A History of Glitter and Blood by Hannah Moskowitz
My rating: 5 of 5 stars
I finished this book not even five minutes ago, and already I’m writing a review. My reviews are never written so quickly, and sometimes they never get written at all, which should tell you something about the depth of my feelings toward this book.
One review here on Goodreads described this book as a gorgeous mess, and you know, that’s totally accurate. Reading this was an incredible amount of work; I wrote in the margins, highlighted bits, and left sticky notes all over this thing. In short, I treated this book pretty much the way I treat the books that get read for my lit classes, and that’s mostly because a book filled with this much attention to detail deserves to get reviewed by someone who loved it so very very much, at the very least. This was not the book I expected. This takes the whole fairy-fantasy genre thing, runs with it for a little bit, and then immediately creates something that feels really new.

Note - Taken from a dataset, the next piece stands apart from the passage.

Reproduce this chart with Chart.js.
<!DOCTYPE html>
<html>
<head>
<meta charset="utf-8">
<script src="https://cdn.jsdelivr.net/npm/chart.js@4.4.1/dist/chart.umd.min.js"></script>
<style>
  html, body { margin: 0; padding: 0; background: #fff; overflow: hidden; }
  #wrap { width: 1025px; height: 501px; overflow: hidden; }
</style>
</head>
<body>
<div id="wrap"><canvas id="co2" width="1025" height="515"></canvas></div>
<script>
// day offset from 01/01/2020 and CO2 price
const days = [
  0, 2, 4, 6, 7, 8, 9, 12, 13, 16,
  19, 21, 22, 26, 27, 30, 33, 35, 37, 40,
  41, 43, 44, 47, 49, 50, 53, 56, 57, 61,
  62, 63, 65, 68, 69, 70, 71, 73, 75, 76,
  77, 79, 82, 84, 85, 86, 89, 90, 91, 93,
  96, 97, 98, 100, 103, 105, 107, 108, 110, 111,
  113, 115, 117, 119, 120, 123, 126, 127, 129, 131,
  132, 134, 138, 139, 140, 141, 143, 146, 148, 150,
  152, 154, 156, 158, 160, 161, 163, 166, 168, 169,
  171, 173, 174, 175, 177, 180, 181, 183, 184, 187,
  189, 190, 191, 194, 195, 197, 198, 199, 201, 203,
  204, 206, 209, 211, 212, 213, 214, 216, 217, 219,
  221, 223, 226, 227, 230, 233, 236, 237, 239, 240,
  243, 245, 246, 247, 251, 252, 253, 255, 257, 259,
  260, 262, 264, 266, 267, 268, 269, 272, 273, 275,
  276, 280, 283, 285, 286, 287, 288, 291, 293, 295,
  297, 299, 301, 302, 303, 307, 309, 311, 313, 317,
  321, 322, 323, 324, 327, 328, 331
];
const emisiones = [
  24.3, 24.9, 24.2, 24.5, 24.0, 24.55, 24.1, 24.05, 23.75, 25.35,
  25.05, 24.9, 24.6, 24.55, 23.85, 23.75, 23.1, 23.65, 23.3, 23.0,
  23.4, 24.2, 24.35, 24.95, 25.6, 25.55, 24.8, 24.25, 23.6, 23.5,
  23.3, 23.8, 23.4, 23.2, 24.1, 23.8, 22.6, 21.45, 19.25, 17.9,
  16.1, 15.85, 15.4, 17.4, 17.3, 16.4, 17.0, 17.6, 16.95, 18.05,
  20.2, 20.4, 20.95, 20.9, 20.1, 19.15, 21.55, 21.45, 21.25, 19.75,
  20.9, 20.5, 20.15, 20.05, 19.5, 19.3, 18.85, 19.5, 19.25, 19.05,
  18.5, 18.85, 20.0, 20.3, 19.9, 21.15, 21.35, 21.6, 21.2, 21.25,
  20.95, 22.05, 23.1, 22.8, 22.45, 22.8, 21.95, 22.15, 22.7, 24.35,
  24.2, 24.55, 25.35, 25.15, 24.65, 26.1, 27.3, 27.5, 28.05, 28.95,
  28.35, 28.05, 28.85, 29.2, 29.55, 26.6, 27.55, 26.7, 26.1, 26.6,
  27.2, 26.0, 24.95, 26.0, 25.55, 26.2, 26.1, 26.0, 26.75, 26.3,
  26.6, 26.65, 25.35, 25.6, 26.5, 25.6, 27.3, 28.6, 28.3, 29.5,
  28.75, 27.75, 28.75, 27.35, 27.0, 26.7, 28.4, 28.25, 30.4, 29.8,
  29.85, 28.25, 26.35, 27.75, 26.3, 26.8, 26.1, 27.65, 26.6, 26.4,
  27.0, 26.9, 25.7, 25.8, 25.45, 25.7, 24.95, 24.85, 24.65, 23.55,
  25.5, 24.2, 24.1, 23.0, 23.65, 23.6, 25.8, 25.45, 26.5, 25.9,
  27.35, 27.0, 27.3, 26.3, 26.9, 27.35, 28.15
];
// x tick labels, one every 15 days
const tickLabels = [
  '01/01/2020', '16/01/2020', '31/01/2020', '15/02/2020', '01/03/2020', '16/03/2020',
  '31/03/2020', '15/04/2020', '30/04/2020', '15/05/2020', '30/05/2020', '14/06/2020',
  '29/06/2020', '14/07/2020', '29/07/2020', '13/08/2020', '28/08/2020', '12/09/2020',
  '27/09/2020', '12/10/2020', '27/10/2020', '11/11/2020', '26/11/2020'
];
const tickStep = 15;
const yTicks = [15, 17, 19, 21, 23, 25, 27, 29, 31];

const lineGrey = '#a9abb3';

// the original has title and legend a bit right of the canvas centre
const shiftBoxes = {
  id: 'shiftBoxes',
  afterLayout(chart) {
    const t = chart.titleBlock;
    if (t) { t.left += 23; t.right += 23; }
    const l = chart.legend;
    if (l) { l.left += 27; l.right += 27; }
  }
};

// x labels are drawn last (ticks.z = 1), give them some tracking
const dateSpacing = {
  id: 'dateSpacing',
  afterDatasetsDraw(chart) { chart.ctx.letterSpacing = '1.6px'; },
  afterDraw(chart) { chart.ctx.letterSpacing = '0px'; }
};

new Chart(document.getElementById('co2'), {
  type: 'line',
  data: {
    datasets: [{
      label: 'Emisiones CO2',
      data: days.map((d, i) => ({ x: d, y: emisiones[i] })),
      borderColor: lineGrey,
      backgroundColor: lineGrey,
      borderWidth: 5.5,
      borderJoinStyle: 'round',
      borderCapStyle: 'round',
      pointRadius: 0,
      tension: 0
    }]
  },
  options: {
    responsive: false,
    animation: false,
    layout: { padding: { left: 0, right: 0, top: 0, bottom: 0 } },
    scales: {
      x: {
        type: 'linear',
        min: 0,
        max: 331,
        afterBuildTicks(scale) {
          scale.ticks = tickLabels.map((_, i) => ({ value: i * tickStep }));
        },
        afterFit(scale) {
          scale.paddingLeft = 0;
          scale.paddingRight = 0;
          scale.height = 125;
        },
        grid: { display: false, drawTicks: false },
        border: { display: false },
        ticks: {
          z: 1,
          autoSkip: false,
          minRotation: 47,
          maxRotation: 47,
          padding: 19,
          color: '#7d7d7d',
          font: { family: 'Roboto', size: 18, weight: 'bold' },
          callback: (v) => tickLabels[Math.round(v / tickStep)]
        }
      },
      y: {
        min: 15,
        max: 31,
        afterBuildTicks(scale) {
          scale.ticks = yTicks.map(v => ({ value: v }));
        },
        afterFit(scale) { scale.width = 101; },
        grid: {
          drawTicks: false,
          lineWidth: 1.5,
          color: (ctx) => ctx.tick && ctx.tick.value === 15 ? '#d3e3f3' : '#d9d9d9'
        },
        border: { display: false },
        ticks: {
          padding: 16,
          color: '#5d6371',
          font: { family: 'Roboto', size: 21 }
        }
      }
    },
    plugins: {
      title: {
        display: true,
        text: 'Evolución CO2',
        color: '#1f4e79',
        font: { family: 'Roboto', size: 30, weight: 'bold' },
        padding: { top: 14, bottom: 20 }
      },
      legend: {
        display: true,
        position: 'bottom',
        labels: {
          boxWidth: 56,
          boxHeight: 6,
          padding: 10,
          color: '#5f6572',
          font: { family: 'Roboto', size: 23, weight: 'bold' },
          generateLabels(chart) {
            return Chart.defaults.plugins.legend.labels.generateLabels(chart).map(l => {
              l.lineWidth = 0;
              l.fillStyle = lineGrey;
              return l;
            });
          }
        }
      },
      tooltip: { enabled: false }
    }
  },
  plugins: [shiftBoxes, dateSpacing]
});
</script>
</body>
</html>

Two quotes from the jacket feel super relevant — “this is not a love story” and “this isn’t a fairy tale; this is war.” I am not a fan of romance in books, really, but this book was not about ships or true love or any other tropes that dozens of other books have used and re-used. Don’t let the glittery cover fool you, because this is a violent book. We follow a band of magical teenage creatures who have survived a brutal war, and who now have to navigate the complex politics of a city that is still anything but peaceful. Online, I’ve seen this listed as being for teens 14 and up, and that just blows my mind, because this was such a heavy book. It didn’t shy away from the realities of war — violence, prostitution, grief, PTSD, and racism (there was the whole ethnic cleansing subtext (or maybe it was just text)).

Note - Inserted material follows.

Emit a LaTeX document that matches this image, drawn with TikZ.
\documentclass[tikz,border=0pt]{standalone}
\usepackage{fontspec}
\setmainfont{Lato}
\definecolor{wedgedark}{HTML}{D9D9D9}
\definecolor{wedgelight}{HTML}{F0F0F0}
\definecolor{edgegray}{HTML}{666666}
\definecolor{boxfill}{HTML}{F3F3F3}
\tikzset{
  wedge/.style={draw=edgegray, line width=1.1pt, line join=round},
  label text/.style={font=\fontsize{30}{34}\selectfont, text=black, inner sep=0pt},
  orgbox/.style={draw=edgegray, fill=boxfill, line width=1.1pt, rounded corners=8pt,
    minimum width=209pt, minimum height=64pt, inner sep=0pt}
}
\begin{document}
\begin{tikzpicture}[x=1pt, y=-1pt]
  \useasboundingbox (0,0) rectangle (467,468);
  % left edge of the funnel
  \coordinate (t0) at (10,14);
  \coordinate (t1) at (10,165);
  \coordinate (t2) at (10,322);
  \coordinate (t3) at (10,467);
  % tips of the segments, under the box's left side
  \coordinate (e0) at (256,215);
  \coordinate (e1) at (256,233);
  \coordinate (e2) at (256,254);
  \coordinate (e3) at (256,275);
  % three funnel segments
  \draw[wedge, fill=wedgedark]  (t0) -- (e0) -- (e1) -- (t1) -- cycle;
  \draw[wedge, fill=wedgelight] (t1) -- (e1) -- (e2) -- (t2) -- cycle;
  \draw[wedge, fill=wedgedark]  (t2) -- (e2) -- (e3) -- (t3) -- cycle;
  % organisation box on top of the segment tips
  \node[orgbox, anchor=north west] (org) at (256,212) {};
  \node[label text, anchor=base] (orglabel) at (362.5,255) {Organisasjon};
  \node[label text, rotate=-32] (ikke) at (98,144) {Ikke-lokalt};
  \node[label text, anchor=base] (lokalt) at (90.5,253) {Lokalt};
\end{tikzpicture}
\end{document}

The whole thing was just phenomenal. The unreliable narrator, the way it moves throughout time, even the prose. Just read this: “Another smile from him, this one a little sad, and a word, not for the first time, flashed in Beckan’s mind: disarmed… This, not the bomb site, was where the war first affected Beckan. She was a little fairy who could barely read and the war wormed its way into her words.” This book was just astonishing.
(Also, the epilogue is hilarious and amazing.) (Especially that moment where Beckan speaks for herself at the end.) (Oh, and there is LGBTQIA+ rep in here, and it’s adorable.)